As the one-time point of entry for many of Georgia's slaves, Savannah
has a strong black history . The predominantly black Victorian District
, southeast of downtown, is being slowly restored, and has a couple of
good, if underfunded, museums. The nerve center of the restoration
process is the King-Tisdell Cottage , 514 E Huntingdon St, owned by a
middle-class black family c.1900 (Tues-Fri noon-4.30pm, Sat 1-4pm; $3;
tel 912/234-8000). In addition to a fine collection of gullah baskets
and African woodcarving, it illustrates the history of slaves and free
blacks before the Civil War, and of the freed slaves after,
commemorating Savannah's role as the site of Sherman's famous " Field
Order #15 ," which granted each freed slave forty acres and a mule. The
museum also operates excellent black heritage tours (leaving from the
visi-tor center, Mon-Sat 1pm & 3pm; $15; call a day in advance at
912/234-8000). The two-hour tours take in the Second African Baptist
Church , 123 Houston St, where Field Order #15 was signed; the poor
black Yamacraw neighborhood, now sadly run-down and depressed; and the
1777 First African Baptist Church , the oldest black church in North
America, built by slaves. This last, at 23 Montgomery St in the Historic
District, can also be visited independently (daily 10am-2pm). Note the
decorative carvings by the pews and diamond-shaped holes in the floor,
ventilation for slaves escaping on the Underground Railroad.

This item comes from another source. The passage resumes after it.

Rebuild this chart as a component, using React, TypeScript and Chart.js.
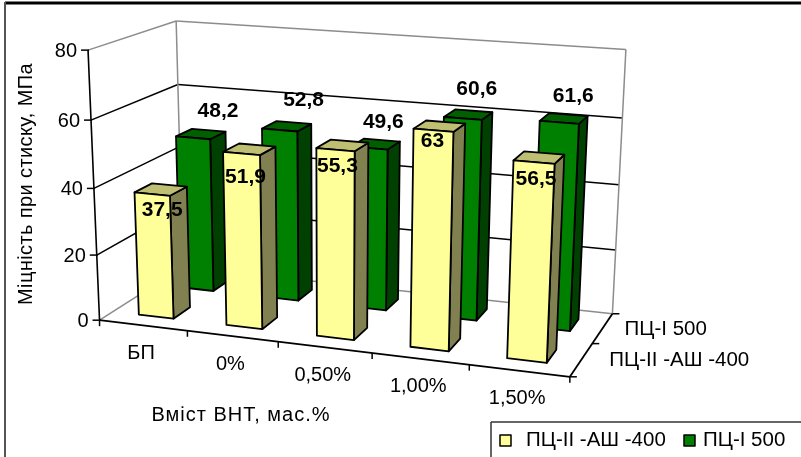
import { useEffect, useRef } from "react";
import { Chart, registerables } from "chart.js";

Chart.register(...registerables);

const categories = ["БП", "0%", "0,50%", "1,00%", "1,50%"];
const seriesNames = ["ПЦ-II -АШ -400", "ПЦ-I 500"];
const cementAsh400 = [37.5, 51.9, 55.3, 63, 56.5];
const cement500 = [48.2, 52.8, 49.6, 60.6, 61.6];
const valueTicks = [0, 20, 40, 60, 80];
const yAxisTitle = "Міцність при стиску, МПа";
const xAxisTitle = "Вміст ВНТ, мас.%";

type Pt = [number, number];

// Calibration points of the box, as [u, v, w, x, y]: u along categories, v up, w into the page.
const boxCorners: [number, number, number, number, number][] = [
  [0, 0, 0, 99, 319],
  [1, 0, 0, 569, 377],
  [1, 0, 1, 613, 314],
  [0, 0, 1, 184, 270],
  [0, 1, 0, 88, 51],
  [1, 1, 0, 585, 89],
  [1, 1, 1, 625, 48],
  [0, 1, 1, 176, 21],
  [0, 0.75, 0, 91, 119],
  [0, 0.5, 0, 93, 187],
  [0, 0.25, 0, 97, 254],
  [1, 0.75, 1, 622, 116],
  [1, 0.5, 1, 618, 184],
  [1, 0.25, 1, 616, 250],
  [0, 0.75, 1, 178, 85],
];

// Least-squares fit of a projective camera through the calibration points.
function fitCamera(corners: typeof boxCorners): number[] {
  const n = 11;
  const ata = Array.from({ length: n }, () => new Array(n + 1).fill(0));
  const addRow = (r: number[], b: number) => {
    for (let i = 0; i < n; i++) {
      for (let j = 0; j < n; j++) ata[i][j] += r[i] * r[j];
      ata[i][n] += r[i] * b;
    }
  };
  for (const [u, v, w, x, y] of corners) {
    addRow([u, v, w, 1, 0, 0, 0, 0, -x * u, -x * v, -x * w], x);
    addRow([0, 0, 0, 0, u, v, w, 1, -y * u, -y * v, -y * w], y);
  }
  for (let c = 0; c < n; c++) {
    let p = c;
    for (let r = c + 1; r < n; r++) if (Math.abs(ata[r][c]) > Math.abs(ata[p][c])) p = r;
    [ata[c], ata[p]] = [ata[p], ata[c]];
    for (let r = 0; r < n; r++) {
      if (r === c) continue;
      const f = ata[r][c] / ata[c][c];
      for (let k = c; k <= n; k++) ata[r][k] -= f * ata[c][k];
    }
  }
  return ata.map((row, i) => row[n] / row[i]);
}

const cam = fitCamera(boxCorners);
const project = (u: number, v: number, w: number): Pt => {
  const d = cam[8] * u + cam[9] * v + cam[10] * w + 1;
  return [
    (cam[0] * u + cam[1] * v + cam[2] * w + cam[3]) / d,
    (cam[4] * u + cam[5] * v + cam[6] * w + cam[7]) / d,
  ];
};

const FONT = '"Liberation Sans", Arial, sans-serif';
const GREY = "#8c8c8c";
const BAR_DEPTH = 0.2;

const faces = [
  { front: "#FFFF99", side: "#808050", top: "#BFBF73" },
  { front: "#008000", side: "#004000", top: "#006000" },
];

// Hand placement of the value labels, in pixels from the bar's top centre.
const labelOffsets: Pt[][] = [
  [[10, 16], [4, 24], [2, 16], [-1, 11], [2, 17]],
  [[25, -27], [24, -30], [14, -26], [14, -29], [14, -26]],
];

function line(ctx: CanvasRenderingContext2D, a: Pt, b: Pt, color: string, width: number) {
  ctx.beginPath();
  ctx.moveTo(a[0], a[1]);
  ctx.lineTo(b[0], b[1]);
  ctx.strokeStyle = color;
  ctx.lineWidth = width;
  ctx.stroke();
}

function poly(ctx: CanvasRenderingContext2D, pts: Pt[], fill: string) {
  ctx.beginPath();
  pts.forEach((p, i) => (i ? ctx.lineTo(p[0], p[1]) : ctx.moveTo(p[0], p[1])));
  ctx.closePath();
  ctx.fillStyle = fill;
  ctx.fill();
  ctx.strokeStyle = "#000";
  ctx.lineWidth = 1.8;
  ctx.lineJoin = "round";
  ctx.stroke();
}

function text(
  ctx: CanvasRenderingContext2D,
  s: string,
  x: number,
  y: number,
  font: string,
  align: CanvasTextAlign = "center",
  spacing = 0,
) {
  ctx.font = font;
  (ctx as any).letterSpacing = `${spacing}px`;
  ctx.fillStyle = "#000";
  ctx.textAlign = align;
  ctx.textBaseline = "middle";
  ctx.fillText(s, x, y);
  (ctx as any).letterSpacing = "0px";
}

const boxPlugin = {
  id: "box3d",
  // The flat bars give the geometry; the faces are drawn after the frame below.
  beforeDatasetDraw: () => false,
  beforeDatasetsDraw(chart: any) {
    const ctx: CanvasRenderingContext2D = chart.ctx;
    const { x: xs, y: ys, z: zs } = chart.scales;
    const vOf = (val: number) => ys.getDecimalForPixel(ys.getPixelForValue(val));

    ctx.save();
    ctx.lineCap = "butt";

    // Outer frame of the chart object
    line(ctx, [5, 3], [801, 3], "#000", 3);
    line(ctx, [5, 2], [5, 457], "#555", 2);

    // Walls and gridlines
    for (const val of valueTicks) {
      const v = vOf(val);
      const edge = val === 0 || val === 80;
      line(ctx, project(0, v, 0), project(0, v, 1), edge ? GREY : "#000", 1.5);
      line(ctx, project(0, v, 1), project(1, v, 1), edge ? GREY : "#000", 1.5);
    }
    line(ctx, project(0, 0, 1), project(0, 1, 1), GREY, 1.5);
    line(ctx, project(1, 0, 1), project(1, 1, 1), GREY, 1.5);

    // Value axis, with ticks and labels
    line(ctx, project(0, 0, 0), project(0, 1, 0), "#000", 1.6);
    for (const t of ys.ticks) {
      const p = project(0, vOf(t.value), 0);
      line(ctx, [p[0] - 7, p[1]], [p[0] + 1, p[1]], "#000", 1.5);
      text(ctx, String(t.value), p[0] - 11, p[1] + 1, `20px ${FONT}`, "right");
    }

    // Category axis
    line(ctx, project(0, 0, 0), project(1, 0, 0), "#000", 1.8);
    const n = categories.length;
    for (let i = 0; i <= n; i++) {
      const p = project(i / n, 0, 0);
      line(ctx, p, [p[0], p[1] + 6], "#000", 1.5);
    }
    categories.forEach((c, i) => {
      const u = xs.getDecimalForPixel(xs.getPixelForValue(i));
      const p = project(u, 0, 0);
      text(ctx, c, p[0] - 2, p[1] + 28, `20px ${FONT}`);
    });

    // Depth axis
    line(ctx, project(1, 0, 0), project(1, 0, 1), "#000", 1.8);
    [0, 0.5, 1].forEach((w) => {
      const p = project(1, 0, w);
      line(ctx, p, [p[0] + 7, p[1]], "#000", 1.5);
    });
    zs.ticks.forEach((t: any, i: number) => {
      const w = zs.getDecimalForPixel(zs.getPixelForTick(i));
      const p = project(1, 0, w);
      text(ctx, zs.getLabelForValue(t.value), p[0] + 28 - 6 * i, p[1] + 1, `20.5px ${FONT}`, "left");
    });

    // Bars, rear series first
    for (let d = chart.data.datasets.length - 1; d >= 0; d--) {
      const meta = chart.getDatasetMeta(d);
      const wc = zs.getDecimalForPixel(zs.getPixelForTick(d));
      const w0 = wc - BAR_DEPTH / 2;
      const w1 = wc + BAR_DEPTH / 2;
      meta.data.forEach((bar: any) => {
        const u0 = xs.getDecimalForPixel(bar.x - bar.width / 2);
        const u1 = xs.getDecimalForPixel(bar.x + bar.width / 2);
        const vt = ys.getDecimalForPixel(bar.y);
        const vb = ys.getDecimalForPixel(bar.base);
        const c = faces[d];
        poly(ctx, [project(u1, vb, w0), project(u1, vb, w1), project(u1, vt, w1), project(u1, vt, w0)], c.side);
        poly(ctx, [project(u0, vt, w0), project(u1, vt, w0), project(u1, vt, w1), project(u0, vt, w1)], c.top);
        poly(ctx, [project(u0, vb, w0), project(u1, vb, w0), project(u1, vt, w0), project(u0, vt, w0)], c.front);
      });
    }

    // Value labels go over every bar
    chart.data.datasets.forEach((ds: any, d: number) => {
      const meta = chart.getDatasetMeta(d);
      const w0 = zs.getDecimalForPixel(zs.getPixelForTick(d)) - BAR_DEPTH / 2;
      meta.data.forEach((bar: any, i: number) => {
        const u = xs.getDecimalForPixel(bar.x);
        const p = project(u, ys.getDecimalForPixel(bar.y), w0);
        const off = labelOffsets[d][i];
        text(ctx, String(ds.data[i]).replace(".", ","), p[0] + off[0], p[1] + off[1], `bold 21px ${FONT}`);
      });
    });

    // Axis titles
    text(ctx, xAxisTitle, 241, 415, `20px ${FONT}`, "center", 1);
    ctx.save();
    ctx.translate(26, 184);
    ctx.rotate(-Math.PI / 2);
    text(ctx, yAxisTitle, 0, 0, `20px ${FONT}`, "center", 0.4);
    ctx.restore();

    // Legend box
    ctx.fillStyle = "#fff";
    ctx.fillRect(491, 422, 310, 35);
    line(ctx, [491, 422], [801, 422], "#333", 1.5);
    line(ctx, [491, 422], [491, 457], "#333", 1.5);
    const swatch = (x: number, col: string) => {
      ctx.fillStyle = col;
      ctx.fillRect(x, 435, 11, 11);
      ctx.strokeStyle = "#000";
      ctx.lineWidth = 1.5;
      ctx.strokeRect(x, 435, 11, 11);
    };
    swatch(500, faces[0].front);
    text(ctx, seriesNames[0], 526, 440, `20.5px ${FONT}`, "left");
    swatch(684, faces[1].front);
    text(ctx, seriesNames[1], 703, 440, `20.5px ${FONT}`, "left");

    ctx.restore();
  },
};

export default function App() {
  const ref = useRef<HTMLCanvasElement | null>(null);
  useEffect(() => {
    document.body.style.margin = "0";
    const chart = new Chart(ref.current!, {
      type: "bar",
      data: {
        labels: categories,
        datasets: [
          { label: seriesNames[0], data: cementAsh400, backgroundColor: faces[0].front },
          { label: seriesNames[1], data: cement500, backgroundColor: faces[1].front },
        ],
      },
      options: {
        responsive: false,
        animation: false,
        layout: { padding: 0 },
        datasets: { bar: { grouped: false, categoryPercentage: 1, barPercentage: 0.4 } },
        plugins: { legend: { display: false }, tooltip: { enabled: false } },
        scales: {
          x: { type: "category", display: false, offset: true },
          y: { type: "linear", display: false, min: 0, max: 80, ticks: { stepSize: 20 } },
          z: { type: "category", axis: "y", display: false, labels: seriesNames, offset: true },
        },
      } as any,
      plugins: [boxPlugin],
    });
    return () => chart.destroy();
  }, []);
  return <canvas ref={ref} width={801} height={457} style={{ display: "block" }} />;
}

Back in the
Victorian District, the airy Beach Institute , 502 E Harris St (Tues-Sat
noon-5pm; $3.50), Georgia's first school for freed slaves, today houses
an African-American art gallery with a permanent display of
extraordinary woodcarvings by folk artist Ulysses Davis.
A ten-minute drive east from Savannah will take you to the lovely
Bonaventure Cemetery (dusk to dawn), swathed in trees and sloping down
to the Wilmington River. The final resting place of luminaries such as
Johnny Mercer and Conrad Aiken, it's also a major sight in "The Book"
and written about there to great effect. Sylvia Shaw Judson's Bird Girl
statue, which graces the cover and used to be situated here, has since
been moved to the Telfair Museum of Art.